Недавно звонил по телефону один дед, земляк. Ему вставили глаз. Точнее, хрусталик. На радостях дед рассказывает: где это делали, сколько заплатил, как звали врача и медсестер, и что теперь нужно беречься. Потому что вон одна женщина не береглась, носила сало, как кололи свинью, и хрусталик начал плохо видеть.
Вдруг спрашивает, слышал ли я, что умер Вадим такой-то и знал ли я покойника. Да, знал, он немного старше меня. А дед его вспомнил, потому что Вадим — сын нашего школьного учителя истории, а у того учителя был вставной стеклянный глаз. Странно, оба его глаза, стеклянный и настоящий, были одинаково насмешливы. Мы его очень боялись. Особенно девочки. Вот одна выходит к доске и начинает:
— Александр Македонский и его во йскО.
— Что?! — глаза историка становятся совсем круглые.
— Войско, — говорит она, опять с ударением на первое "о".
Он смотрит на нее долго и молча. Она густо краснеет. В обоих его глазах читается: ты вон какая здоровая девушка, тебе замуж пора, а ты?!

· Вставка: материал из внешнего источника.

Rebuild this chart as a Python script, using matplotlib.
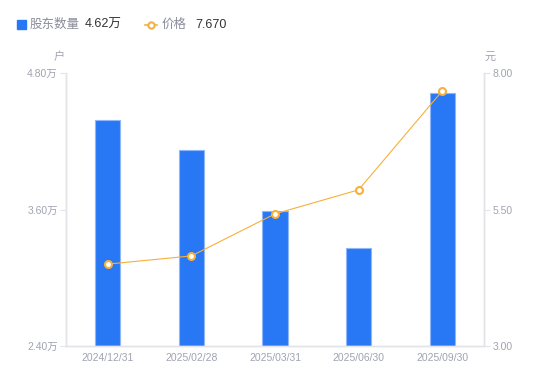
import matplotlib
matplotlib.use("Agg")
import matplotlib.pyplot as plt
import numpy as np

plt.rcParams['font.family'] = ['Liberation Sans', 'Noto Sans CJK SC', 'DejaVu Sans']

dates = ["2024/12/31", "2025/02/28", "2025/03/31", "2025/06/30", "2025/09/30"]
holders = [4.39, 4.12, 3.59, 3.26, 4.62]   # 万户
price = [4.50, 4.65, 5.42, 5.86, 7.67]     # 元

left_ticks = [2.40, 3.60, 4.80]
right_ticks = [3.00, 5.50, 8.00]

BLUE = "#2878f5"
ORANGE = "#f7b03a"
GRAY = "#a0a3b1"
AXCOL = "#e3e4e8"

fig = plt.figure(figsize=(5.5, 3.81), dpi=100)
ax = fig.add_axes([66 / 550, 35 / 381, 418 / 550, 273 / 381])
ax2 = ax.twinx()

x = np.arange(len(dates))
ax.bar(x, holders, width=0.3, color=BLUE, edgecolor="#8fb6fa", linewidth=0.8, zorder=2)
ax.set_xlim(-0.5, len(dates) - 0.5)
ax.set_ylim(left_ticks[0], left_ticks[-1])
ax.set_yticks(left_ticks)
ax.set_yticklabels(["%.2f万" % v for v in left_ticks])
ax.set_xticks(x)
ax.set_xticklabels(dates)

ax2.plot(x, price, color=ORANGE, linewidth=0.8, marker="o", markersize=5,
         markerfacecolor="white", markeredgecolor=ORANGE, markeredgewidth=1.5, zorder=3)
ax2.set_ylim(right_ticks[0], right_ticks[-1])
ax2.set_yticks(right_ticks)
ax2.set_yticklabels(["%.2f" % v for v in right_ticks])

for a in (ax, ax2):
    for s in a.spines.values():
        s.set_color(AXCOL)
        s.set_linewidth(1)
    a.spines['top'].set_visible(False)
    a.tick_params(colors=GRAY, labelsize=7.5, length=4, width=0.8)
    a.tick_params(axis='y', color=AXCOL, pad=2)
    a.tick_params(axis='x', length=0, pad=5)

fig.text(59 / 550, 1 - 57 / 381, "户", color=GRAY, fontsize=8, ha="center", va="center")
fig.text(490 / 550, 1 - 57 / 381, "元", color=GRAY, fontsize=8, ha="center", va="center")

# legend
fig.patches.append(plt.Rectangle((17 / 550, 1 - 29 / 381), 9 / 550, 9 / 381,
                                 transform=fig.transFigure, color=BLUE, figure=fig))
fig.text(30 / 550, 1 - 24.5 / 381, "股东数量", color="#8a8d99", fontsize=9, va="center")
fig.text(85 / 550, 1 - 24.5 / 381, "%.2f万" % holders[-1], color="#333333", fontsize=9, va="center")
fig.lines.append(plt.Line2D([145 / 550, 157 / 550], [1 - 24.5 / 381] * 2, transform=fig.transFigure,
                            color=ORANGE, linewidth=1.2))
fig.lines.append(plt.Line2D([151 / 550], [1 - 24.5 / 381], transform=fig.transFigure,
                            color=ORANGE, marker="o", markersize=4.5, markerfacecolor="white",
                            markeredgewidth=1.5, linestyle="none"))
fig.text(162 / 550, 1 - 24.5 / 381, "价格", color="#8a8d99", fontsize=9, va="center")
fig.text(195 / 550, 1 - 24.5 / 381, "%.3f" % price[-1], color="#333333", fontsize=9, va="center")

fig.savefig("out.png", dpi=100)
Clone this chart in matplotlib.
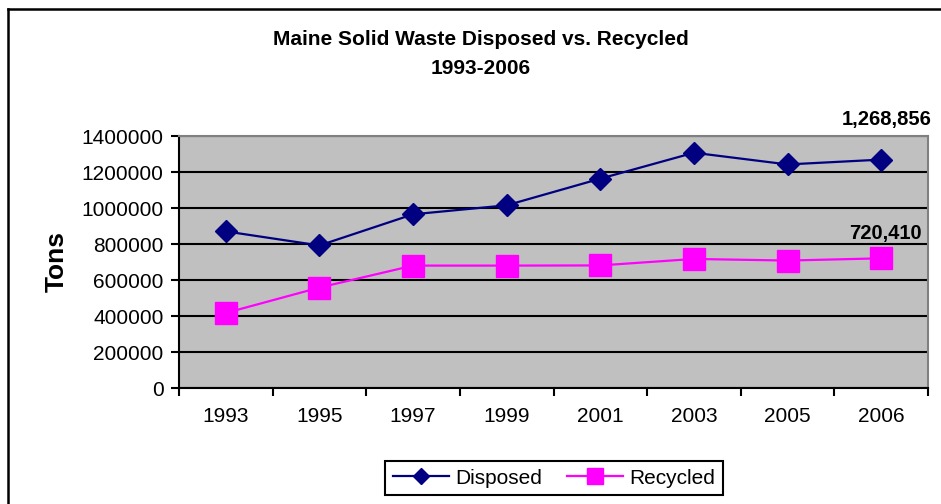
import matplotlib
matplotlib.use("Agg")
import matplotlib.pyplot as plt
from matplotlib.lines import Line2D

plt.rcParams['font.family'] = ['Liberation Sans', 'DejaVu Sans']

years = ["1993", "1995", "1997", "1999", "2001", "2003", "2005", "2006"]
disposed = [870000, 792000, 965000, 1015000, 1163000, 1307000, 1242000, 1268856]
recycled = [417000, 558000, 680000, 680000, 681000, 717000, 708000, 720410]
disposed_label = "1,268,856"
recycled_label = "720,410"
yticks = [0, 200000, 400000, 600000, 800000, 1000000, 1200000, 1400000]

W, H = 941, 504
fig = plt.figure(figsize=(W / 100, H / 100), dpi=100)

ax = fig.add_axes([179 / W, 1 - 388 / H, (928 - 179) / W, (388 - 136) / H])
ax.set_facecolor('#C0C0C0')
x = list(range(len(years)))

ax.plot(x, disposed, color='#000080', lw=1.6, marker='D', ms=11,
        mfc='#000080', mec='#000080', label='Disposed', zorder=4)
ax.plot(x, recycled, color='#FF00FF', lw=1.6, marker='s', ms=16,
        mfc='#FF00FF', mec='#FF00FF', label='Recycled', zorder=3)

ax.set_xlim(-0.5, len(years) - 0.5)
ax.set_ylim(0, 1400000)
ax.set_yticks(yticks)
ax.set_yticklabels([str(v) for v in yticks])
ax.yaxis.grid(True, color='black', lw=1.5)
ax.set_axisbelow(True)

ax.set_xticks(x)
ax.set_xticklabels(years)
ax.set_xticks([i - 0.5 for i in range(len(years) + 1)], minor=True)
ax.tick_params(axis='x', which='major', length=0, pad=14, labelsize=15)
ax.tick_params(axis='x', which='minor', length=6, width=1.5, color='black', direction='out')
ax.tick_params(axis='y', length=6, width=1.5, color='black', direction='out', pad=5, labelsize=15)

for s in ['left', 'bottom']:
    ax.spines[s].set_color('black')
    ax.spines[s].set_linewidth(1.5)
for s in ['top', 'right']:
    ax.spines[s].set_color('#808080')
    ax.spines[s].set_linewidth(1.5)

ax.set_ylabel('Tons', fontsize=19, fontweight='bold', labelpad=9)

ax.annotate(disposed_label, xy=(x[-1], disposed[-1]), xytext=(4, 29),
            textcoords='offset points', ha='center', va='center',
            fontsize=14.5, fontweight='bold')
ax.annotate(recycled_label, xy=(x[-1], recycled[-1]), xytext=(3, 18),
            textcoords='offset points', ha='center', va='center',
            fontsize=14.5, fontweight='bold')

fig.text(481 / W, 1 - 40 / H, 'Maine Solid Waste Disposed vs. Recycled',
         ha='center', va='center', fontsize=15, fontweight='bold')
fig.text(481 / W, 1 - 68 / H, '1993-2006',
         ha='center', va='center', fontsize=15, fontweight='bold')

leg = fig.legend(loc='center', bbox_to_anchor=(554 / W, 1 - 478 / H), ncol=2,
                 fontsize=15, frameon=True, fancybox=False, edgecolor='black',
                 framealpha=1, handlelength=2.7, markerscale=0.72,
                 columnspacing=1.2, handletextpad=0.3, borderpad=0.35)
leg.get_frame().set_linewidth(1.5)

# outer chart border
fig.add_artist(Line2D([8 / W, 1], [1 - 9 / H, 1 - 9 / H], transform=fig.transFigure,
                      color='black', lw=1.8))
fig.add_artist(Line2D([8 / W, 8 / W], [0, 1 - 9 / H], transform=fig.transFigure,
                      color='black', lw=1.8))

fig.savefig('out.png', dpi=100)
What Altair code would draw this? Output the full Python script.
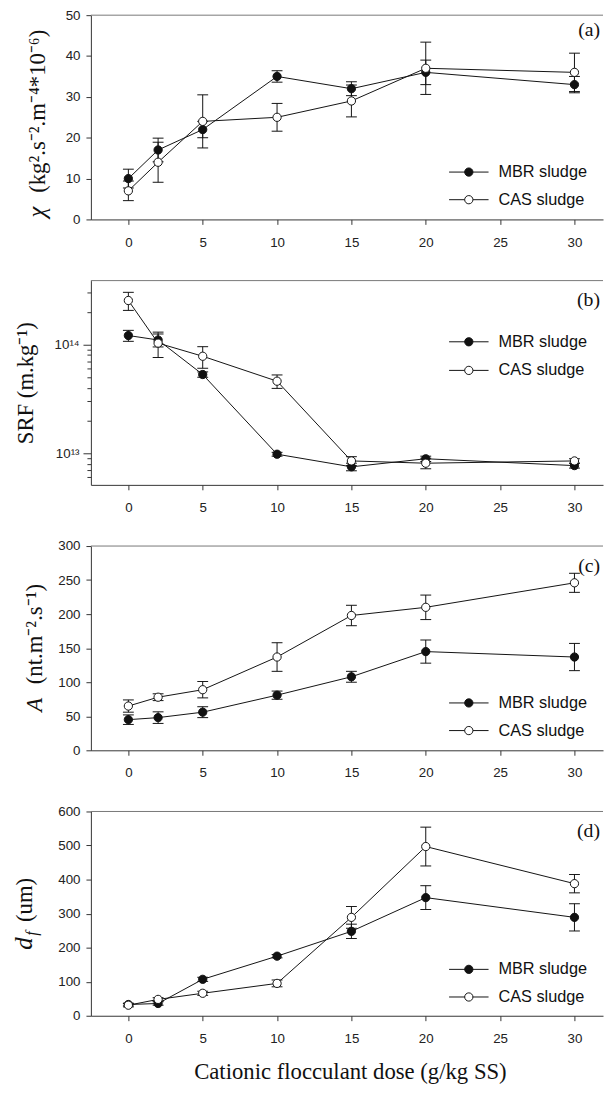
import altair as alt
import pandas as pd

# ---------------- data ----------------
dose = [0, 2, 5, 10, 15, 20, 30]
series_names = ["MBR sludge", "CAS sludge"]

chi_mbr = [10, 17, 22, 35, 32, 36, 33]
chi_mbr_err = [2.3, 2.9, 2.0, 1.4, 1.7, 3.0, 2.0]
chi_cas = [7, 14, 24, 25, 29, 37, 36]
chi_cas_err = [2.4, 4.9, 6.5, 3.4, 3.9, 6.4, 4.7]

srf_mbr = [1.21e14, 1.10e14, 5.3e13, 9.8e12, 7.5e12, 8.9e12, 7.7e12]
srf_mbr_err = [0.14e14, 0.15e14, 0.3e13, 0.4e12, 0.6e12, 0.5e12, 0.4e12]
srf_cas = [2.54e14, 1.03e14, 7.8e13, 4.6e13, 8.5e12, 8.1e12, 8.5e12]
srf_cas_err = [0.48e14, 0.27e14, 1.75e13, 0.65e13, 0.8e12, 0.9e12, 0.4e12]

a_mbr = [45, 48, 56, 81, 108, 145, 137]
a_mbr_err = [7, 8.5, 8, 6, 8, 17, 20]
a_cas = [65, 78, 89, 137, 198, 210, 246]
a_cas_err = [9, 5, 12, 21, 15, 18, 14]

df_mbr = [33, 36, 107, 175, 248, 347, 289]
df_mbr_err = [4, 5, 6, 5, 21, 35, 40]
df_cas = [31, 48, 66, 95, 289, 497, 388]
df_cas_err = [5, 5, 6, 10, 32, 57, 27]

x_ticks = [0, 5, 10, 15, 20, 25, 30]
chi_ticks = [0, 10, 20, 30, 40, 50]
srf_ticks = [6e12, 7e12, 8e12, 9e12, 1e13, 2e13, 3e13, 4e13, 5e13,
             6e13, 7e13, 8e13, 9e13, 1e14, 2e14, 3e14]
srf_major_labels = ["10¹³", "10¹⁴"]
a_ticks = [0, 50, 100, 150, 200, 250, 300]
d_ticks = [0, 100, 200, 300, 400, 500, 600]
panel_labels = ["(a)", "(b)", "(c)", "(d)"]
x_title = "Cationic flocculant dose (g/kg SS)"

# ---------------- style ----------------
W, H = 519, 207
SANS = "Liberation Sans"
SERIF = "Liberation Serif"
INK = "#111111"
AXC = "#333333"

xscale = alt.Scale(domain=[-2.52, 31.92], nice=False, zero=False)
xaxis = alt.Axis(values=x_ticks, title=None, grid=False, tickSize=5,
                 labelFont=SANS, labelFontSize=13.5, labelColor="#222222",
                 labelPadding=11, domainColor=AXC, tickColor=AXC,
                 labelFlush=False)


def long_df(mbr, mbr_err, cas, cas_err):
    rows = []
    for name, vals, errs in ((series_names[0], mbr, mbr_err),
                             (series_names[1], cas, cas_err)):
        for d, v, e in zip(dose, vals, errs):
            rows.append({"dose": d, "series": name, "value": v,
                         "lo": v - e, "hi": v + e})
    return pd.DataFrame(rows)


def text_layer(txt, x, y, size, **kw):
    return alt.Chart(pd.DataFrame({"t": [txt]})).mark_text(
        fontSize=size, color=INK, **kw
    ).encode(x=alt.value(x), y=alt.value(y), text="t:N")


def legend_layers(rows_y):
    out = []
    for name, fill, ry in zip(series_names, [INK, "white"], rows_y):
        base = alt.Chart(pd.DataFrame({"label": [name]}))
        out.append(base.mark_rule(color=INK, strokeWidth=1).encode(
            x=alt.value(363), x2=alt.value(403), y=alt.value(ry)))
        out.append(base.mark_point(shape="circle", filled=True, size=70,
                                   stroke=INK, strokeWidth=1, opacity=1).encode(
            x=alt.value(383), y=alt.value(ry), fill=alt.value(fill)))
        out.append(base.mark_text(align="left", baseline="middle", font=SANS,
                                  fontSize=16.5, color=INK).encode(
            x=alt.value(413), y=alt.value(ry), text="label:N"))
    return out


def panel(data, yscale, yaxis, legend_y, label, label_y, title_layers, extra=()):
    X = alt.X("dose:Q", scale=xscale, axis=xaxis)
    base = alt.Chart(data)
    lines = base.mark_line(color=INK, strokeWidth=1).encode(
        x=X, y=alt.Y("value:Q", scale=yscale, axis=yaxis), detail="series:N")
    bars = base.mark_rule(color=INK, strokeWidth=1).encode(
        x=X, y=alt.Y("lo:Q", scale=yscale, axis=yaxis), y2="hi:Q")
    cap_lo = base.mark_tick(orient="horizontal", size=11, thickness=1, color=INK,
                            opacity=1).encode(
        x=X, y=alt.Y("lo:Q", scale=yscale, axis=yaxis))
    cap_hi = base.mark_tick(orient="horizontal", size=11, thickness=1, color=INK,
                            opacity=1).encode(
        x=X, y=alt.Y("hi:Q", scale=yscale, axis=yaxis))
    pts = base.mark_point(shape="circle", filled=True, size=70, stroke=INK,
                          strokeWidth=1, opacity=1).encode(
        x=X, y=alt.Y("value:Q", scale=yscale, axis=yaxis),
        fill=alt.Fill("series:N", scale=alt.Scale(domain=series_names,
                                                  range=[INK, "white"]),
                      legend=None))
    top = alt.Chart(pd.DataFrame({"k": [0]})).mark_rule(
        color="#777777", strokeWidth=1).encode(
        x=alt.value(0), x2=alt.value(W), y=alt.value(0))
    lab = text_layer(label, 516, label_y, 20, font=SERIF, align="right",
                     baseline="alphabetic")
    layers = [top, lines, bars, cap_lo, cap_hi, pts, lab] + legend_layers(legend_y) \
        + list(title_layers) + list(extra)
    return alt.layer(*layers).properties(width=W, height=H)


def yaxis_lin(vals):
    return alt.Axis(values=vals, title=None, grid=False, tickSize=5,
                    labelFont=SANS, labelFontSize=13.5, labelColor="#222222",
                    labelPadding=6, domainColor=AXC, tickColor=AXC)


major_test = "datum.value == 1e13 || datum.value == 1e14"
yaxis_log = alt.Axis(
    values=srf_ticks, title=None, grid=False,
    tickSize={"condition": {"test": major_test, "value": 8}, "value": 4},
    labelExpr="datum.value == 1e13 ? '" + srf_major_labels[0] + "' : (datum.value == 1e14 ? '"
    + srf_major_labels[1] + "' : '')",
    labelFont=SANS, labelFontSize=13.5, labelColor="#222222", labelPadding=4,
    domainColor=AXC, tickColor=AXC)

rot = dict(angle=270, align="left", baseline="alphabetic", font=SERIF)

# panel (a)
ta = [text_layer("χ", -46, 205, 25, fontStyle="italic", **rot),
      text_layer("(kg².s⁻².m⁻⁴*10⁻⁶)", -46, 180, 23, **rot)]
pa = panel(long_df(chi_mbr, chi_mbr_err, chi_cas, chi_cas_err),
           alt.Scale(domain=[0, 50], nice=False), yaxis_lin(chi_ticks),
           [159, 187], panel_labels[0], 21.5, ta)

# panel (b)
tb = [text_layer("SRF  (m.kg⁻¹)", -59, 104, 23, angle=270, align="center",
                 baseline="alphabetic", font=SERIF)]
pb = panel(long_df(srf_mbr, srf_mbr_err, srf_cas, srf_cas_err),
           alt.Scale(type="log", domain=[5.12e12, 3.87e14], nice=False),
           yaxis_log, [62, 91], panel_labels[1], 26, tb)

# panel (c)
tc = [text_layer("A", -50, 168, 23, fontStyle="italic", **rot),
      text_layer("(nt.m⁻².s⁻¹)", -50, 140, 23, **rot)]
pc = panel(long_df(a_mbr, a_mbr_err, a_cas, a_cas_err),
           alt.Scale(domain=[0, 300], nice=False), yaxis_lin(a_ticks),
           [159, 187], panel_labels[2], 26, tc)

# panel (d)
td = [text_layer("d", -60, 140, 25, fontStyle="italic", **rot),
      text_layer("f", -55, 126, 16, fontStyle="italic", **rot),
      text_layer("(um)", -60, 112, 23, **rot)]
xt = [text_layer(x_title, 263, 271, 23, font=SERIF, align="center",
                 baseline="alphabetic")]
pd_ = panel(long_df(df_mbr, df_mbr_err, df_cas, df_cas_err),
            alt.Scale(domain=[0, 600], nice=False), yaxis_lin(d_ticks),
            [160, 188], panel_labels[3], 26, td, xt)

chart = alt.vconcat(pa, pb, pc, pd_, spacing=62, bounds="flush").properties(
    padding={"left": 4, "top": -7, "right": 0, "bottom": 0}
).configure_view(strokeWidth=0)

chart.save("out.html", embed_options={"renderer": "svg", "actions": False})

Мы его очень боялись, особенно девочки
Он сам, нормальный сельский дядя, я теперь понимаю, считал свой предмет смешным, а то и непристойным. И с прижимом произносил все "не наши" слова. Поэтому и "патриции", и "плебеи" в его устах звучали одинаково презрительно. Его отношение к истории в сущности мало чем отличалось от нашего. Мы это не умели себе объяснить и не понимали, что любим его, нам казалось, что не любим. Все знали: стеклянный глаз у него левый. Говорят, среди наших ребят были такие герои, которые показывали ему дулю с левой стороны. Показывали как-то так, что эту дулю никто не видел. Хоть все в нее верили.
Его давно нет. А вот теперь не стало и его сына, который удивительным образом был похож на римского патриция.